/Minnesota walk-on holder talks surviving cancer

Minnesota walk-on holder talks surviving cancer

CHICAGO — University of Minnesota placeholder and four-time cancer survivor Casey O’Brien delivered the keynote speech at the Big Ten Football Kickoff Luncheon on Friday.

O’Brien, a sophomore, was diagnosed with osteosarcoma, an extremely rare form of bone cancer. It’s the same type of cancer that eventually claimed the life of Purdue superfan Tyler Trent.

“I am thankful for every day that we get to spend together as a family — the good ones and the bad ones — because I know that tomorrow is never promised,” O’Brien said during his speech. “All the tests, scans, blood work, chemotherapy, loss of hair and everything else that happens when you fight cancer have been worth it. We have beaten it four times, and I am now playing college football in the Big Ten.”

O’Brien was diagnosed with osteosarcoma in December of 2013 after pain in his left knee wouldn’t go away.

“I was 13 years old and had big dreams,” said O’Brien, who was a freshman quarterback at Cretin-Derham Hall high school at the time. “I thought I was going to be the king of the school.”

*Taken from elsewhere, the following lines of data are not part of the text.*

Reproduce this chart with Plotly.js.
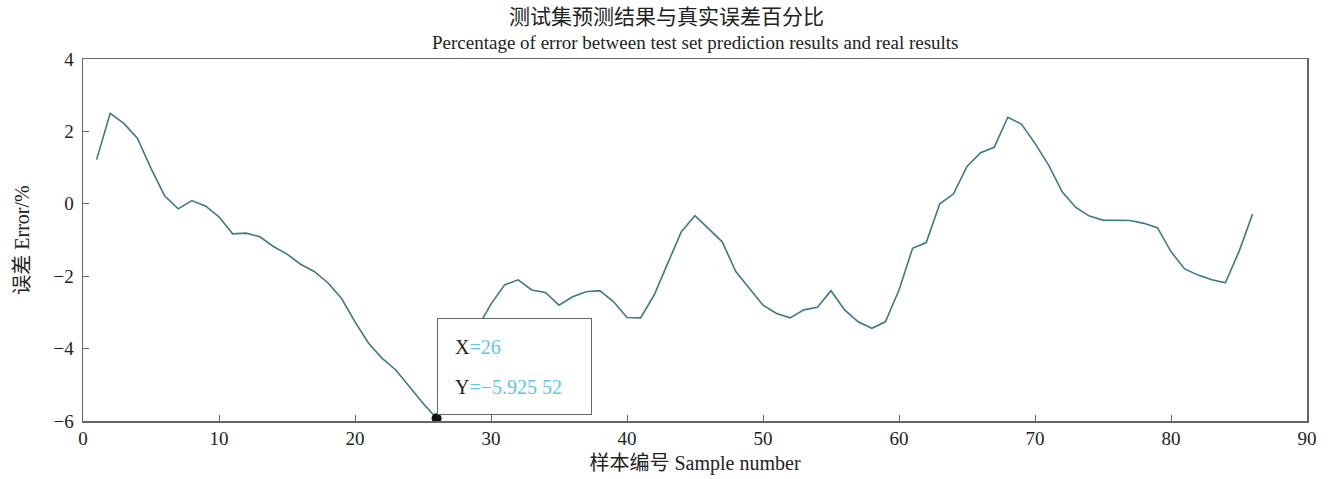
<!DOCTYPE html>
<html>
<head>
<meta charset="utf-8">
<script src="https://cdn.plot.ly/plotly-3.0.1.min.js"></script>
<style>html,body{margin:0;padding:0;background:#fff;}#chart{width:1333px;height:479px;}</style>
</head>
<body>
<div id="chart"></div>
<script>
// Sample numbers 1..86
const sampleNumbers = [
  1,2,3,4,5,6,7,8,9,10,11,12,13,14,15,16,17,18,19,20,
  21,22,23,24,25,26,27,28,29,30,31,32,33,34,35,36,37,38,39,40,
  41,42,43,44,45,46,47,48,49,50,51,52,53,54,55,56,57,58,59,60,
  61,62,63,64,65,66,67,68,69,70,71,72,73,74,75,76,77,78,79,80,
  81,82,83,84,85,86
];
// Percentage error values
const errorPercent = [
  1.22, 2.50, 2.22, 1.81, 0.98, 0.22, -0.14, 0.09, -0.06, -0.36,
  -0.83, -0.81, -0.91, -1.18, -1.39, -1.67, -1.87, -2.18, -2.61, -3.26,
  -3.85, -4.27, -4.59, -5.05, -5.51, -5.92552, -5.10, -4.30, -3.42, -2.77,
  -2.24, -2.10, -2.38, -2.45, -2.80, -2.57, -2.43, -2.40, -2.70, -3.14,
  -3.15, -2.52, -1.64, -0.77, -0.33, -0.68, -1.05, -1.87, -2.34, -2.80,
  -3.03, -3.15, -2.93, -2.86, -2.40, -2.93, -3.26, -3.44, -3.26, -2.38,
  -1.23, -1.07, 0.00, 0.27, 1.03, 1.41, 1.56, 2.39, 2.20, 1.67,
  1.07, 0.33, -0.10, -0.34, -0.45, -0.45, -0.46, -0.54, -0.66, -1.32,
  -1.80, -1.97, -2.10, -2.18, -1.32, -0.28
];
// Highlighted data tip
const tipX = [26];
const tipY = [-5.92552];
const tipLabelX = "26";
const tipLabelY = "\u22125.925 52";

const xTicks = [0,10,20,30,40,50,60,70,80,90];
const yTicks = [-6,-4,-2,0,2,4];

const titleCN = "测试集预测结果与真实误差百分比";
const titleEN = "Percentage of error between test set prediction results and real results";
const xTitle = "样本编号 Sample number";
const yTitle = "误差 Error/%";

const serif = '"Liberation Serif", "Times New Roman", "Noto Sans CJK SC", serif';

const traces = [
  {
    x: sampleNumbers, y: errorPercent, type: 'scatter', mode: 'lines',
    line: {color: '#3b7b83', width: 1.6}, hoverinfo: 'x+y', showlegend: false
  },
  {
    x: tipX, y: tipY, type: 'scatter', mode: 'markers',
    marker: {color: '#111', size: 10}, showlegend: false
  }
];

const layout = {
  width: 1333, height: 479,
  margin: {l: 83, r: 26, t: 59, b: 58},
  paper_bgcolor: '#ffffff', plot_bgcolor: '#ffffff',
  font: {family: serif, color: '#222', size: 19},
  title: {
    text: titleCN, font: {family: serif, size: 21, color: '#222'},
    x: 0.5, xref: 'container', y: 1 - 17/479, yref: 'container', yanchor: 'middle'
  },
  xaxis: {
    range: [0, 90], tickvals: xTicks, ticks: 'inside', ticklen: 6, tickcolor: '#666',
    showline: true, linecolor: '#666', linewidth: 1.5, mirror: true,
    showgrid: false, zeroline: false,
    tickfont: {family: serif, size: 19, color: '#222'},
    title: {text: xTitle, font: {family: serif, size: 20, color: '#222'}, standoff: 7}
  },
  yaxis: {
    range: [-6, 4], tickvals: yTicks, ticks: 'inside', ticklen: 6, tickcolor: '#666',
    showline: true, linecolor: '#666', linewidth: 1.5, mirror: true,
    showgrid: false, zeroline: false, ticklabelstandoff: 4,
    tickfont: {family: serif, size: 19, color: '#222'},
    title: {text: yTitle, font: {family: serif, size: 20, color: '#222'}, standoff: 18}
  },
  annotations: [
    {
      xref: 'paper', yref: 'paper', x: 0.5, y: 1, yanchor: 'middle', yshift: 17,
      text: titleEN, showarrow: false, font: {family: serif, size: 19, color: '#222'}
    },
    {
      xref: 'x', yref: 'y', x: tipX[0], y: tipY[0], xanchor: 'left', yanchor: 'bottom',
      yshift: 3, text: ' ', showarrow: false, width: 153, height: 95,
      bgcolor: '#ffffff', bordercolor: '#666', borderwidth: 1, borderpad: 0
    },
    {
      xref: 'x', yref: 'y', x: tipX[0], y: tipY[0], xanchor: 'left', yanchor: 'middle',
      xshift: 16, yshift: 71, showarrow: false, align: 'left',
      text: 'X<span style="color:#5cc6ee">=' + tipLabelX + '</span>',
      font: {family: serif, size: 20, color: '#222'}
    },
    {
      xref: 'x', yref: 'y', x: tipX[0], y: tipY[0], xanchor: 'left', yanchor: 'middle',
      xshift: 16, yshift: 31, showarrow: false, align: 'left',
      text: 'Y<span style="color:#5cc6ee">=' + tipLabelY + '</span>',
      font: {family: serif, size: 20, color: '#222'}
    }
  ]
};

Plotly.newPlot('chart', traces, layout, {displayModeBar: false, staticPlot: true});
</script>
</body>
</html>
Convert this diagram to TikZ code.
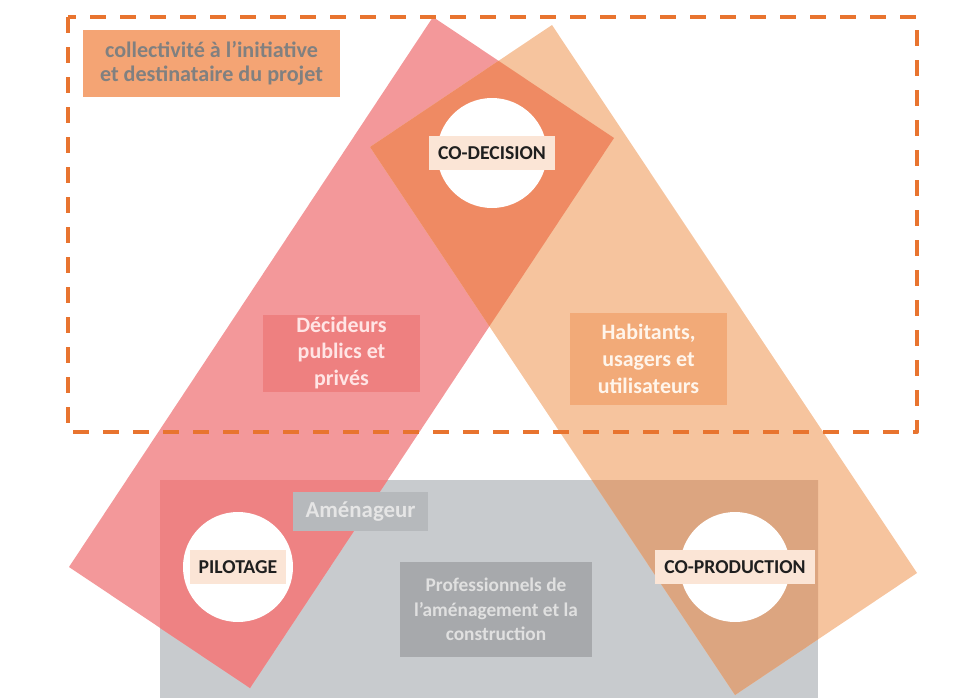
\documentclass[tikz,border=0pt]{standalone}
\usepackage{fontspec}
\setmainfont{Carlito}
\usetikzlibrary{positioning}

\definecolor{pinkband}{HTML}{F3989A}
\definecolor{orangeband}{HTML}{F6C49E}
\definecolor{codecision}{HTML}{EF8A63}
\definecolor{greyfield}{HTML}{C8CBCE}
\definecolor{pinkgrey}{HTML}{EE8283}
\definecolor{orangegrey}{HTML}{DCA580}
\definecolor{dashline}{HTML}{E8742F}
\definecolor{collbox}{HTML}{F4A474}
\definecolor{decbox}{HTML}{EE8080}
\definecolor{habbox}{HTML}{F2AA78}
\definecolor{amebox}{HTML}{B6B9BC}
\definecolor{probox}{HTML}{A7A9AC}
\definecolor{tagbox}{HTML}{FBE5D6}

% the two crossing bands, in pixel units
\newcommand{\leftband}{(433,17) -- (614,138) -- (250,688) -- (69,567) -- cycle}
\newcommand{\rightband}{(552,25) -- (917,573) -- (735,695) -- (370,147) -- cycle}
\newcommand{\greyrect}{(160,480) rectangle (818,698)}

\newcommand{\hub}[3]{

	\node[hub] (#1) at #2 {};
	\node[tag] (#1tag) at (#1) {#3};

}

\tikzset{
	lbl/.style={inner sep=0pt, align=center, font=\bfseries},
	hub/.style={circle, fill=white, minimum size=22mm, inner sep=0pt},
	tag/.style={fill=tagbox, text=black!88, inner xsep=1.8mm, inner ysep=0pt,
		minimum height=6.8mm, font=\fontsize{11.2}{13}\selectfont\bfseries}
}

\begin{document}
\begin{tikzpicture}[x=0.2mm, y=-0.2mm]

	\useasboundingbox (0,0) rectangle (958,698);

	% grey field and bands
	\fill[greyfield] \greyrect;
	\fill[pinkband] \leftband;
	\fill[orangeband] \rightband;
	\begin{scope}
		\clip \leftband;
		\fill[codecision] \rightband;
	\end{scope}
	\begin{scope}
		\clip \greyrect;
		\fill[pinkgrey] \leftband;
		\fill[orangegrey] \rightband;
	\end{scope}

	% dashed frame
	\draw[dashline, line width=0.8mm, line join=round,
		dash pattern=on 3.2mm off 2.8mm] (68,17) rectangle (917,432);

	% labels
	\node[lbl, fill=collbox, text=black!50, minimum width=51.4mm, minimum height=13.4mm,
		font=\fontsize{12.6}{13.5}\selectfont\bfseries] (coll) at (211.5,63.5)
		{collectivité à l'initiative\\et destinataire du projet};
	\node[lbl, fill=decbox, text=red!10, minimum width=31.4mm, minimum height=15.4mm,
		font=\fontsize{12.5}{15}\selectfont\bfseries] (decideurs) at (341.5,353)
		{Décideurs\\publics et\\privés};
	\node[lbl, fill=habbox, text=orange!8, minimum width=31.4mm, minimum height=18.4mm,
		font=\fontsize{12.5}{15.5}\selectfont\bfseries] (habitants) at (648.5,359)
		{Habitants,\\usagers et\\utilisateurs};
	\node[lbl, fill=amebox, text=black!10, minimum width=27mm, minimum height=7.8mm,
		font=\fontsize{13}{15}\selectfont\bfseries] (amenageur) at (360.5,511.5)
		{Aménageur};
	\node[lbl, fill=probox, text=black!12, minimum width=38.4mm, minimum height=19mm,
		font=\fontsize{11}{14}\selectfont\bfseries] (pros) at (496,609.5)
		{Professionnels de\\l’aménagement et la\\construction};

	% circles
	\hub{decision}{(492,153)}{CO-DECISION}
	\hub{pilotage}{(238,567)}{PILOTAGE}
	\hub{production}{(735,567)}{CO-PRODUCTION}

\end{tikzpicture}
\end{document}
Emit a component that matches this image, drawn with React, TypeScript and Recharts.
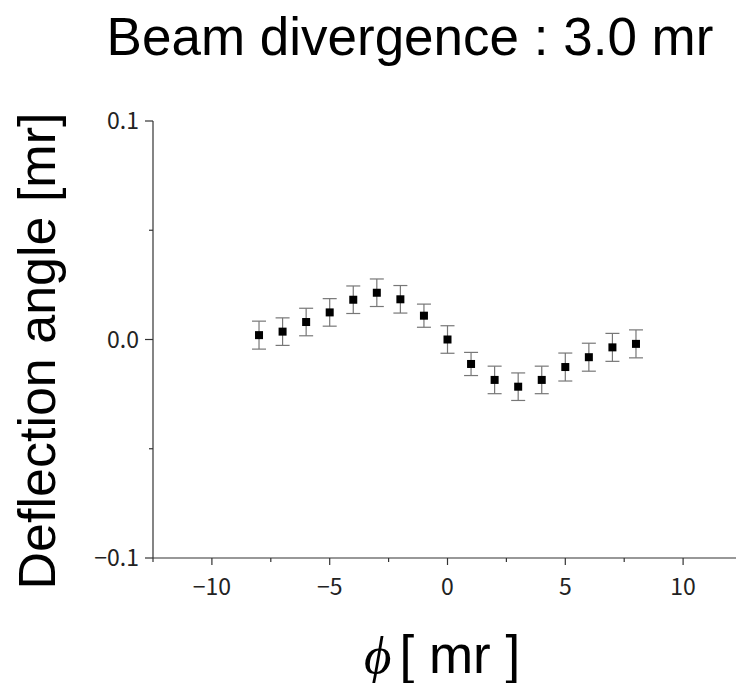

O’Brien needed a full knee replacement and nine months of chemotherapy. He had to give up sports and was told that he “would be lucky to walk, much less jog again,” and that his football career was over. But after 18 rounds of chemo, knee and bone replacement surgery, and what O’Brien said was close to 90 nights in the hospital, he was cancer-free at the beginning of his sophomore year of high school.

“I couldn’t wait to put all of this behind me and enjoy high school again,” Obrien said.

However, six months later, his cancer relapsed in both of his lungs, requiring three lung surgeries and seven more months of chemotherapy. With a complete left knee replacement and metal rods put into his femur and tibia, O’Brien eventually convinced his doctors to let him move from quarterback to placeholder.

He returned to the varsity football team as a junior and in his school’s season opener, held every extra point in the win. The morning after the game, he checked into the hospital for a week of chemotherapy.

“I had no hair and was down to 130 pounds, but I was back jogging and playing football,” he said.

Despite his cancer returning twice since he’s been at Minnesota, O’Brien said he’s never missed a practice and he competed for the Gophers’ starting placeholder spot this spring, cancer-free.

“Without football, I would not have noticed that pain in my knee when I did, and I may not have found out that I had cancer,” O’Brien said. “I would not be standing here today. I would not be living my dream of playing college football in the Big Ten in the state that I grew up in. I would not have some of my greatest memories or some of my best friends. Without football, I would not have gotten through some of the darkest days sitting in the hospital room. For all of these reasons, I am thankful.

“Coach [P.J.] Fleck did not have to give me a chance to walk-on, but he did. And for that, I will be forever grateful. Minnesota is the only school that called me, and the only school that would give me a chance to play. Growing up less than 15 minutes from the stadium, it was a dream come true.”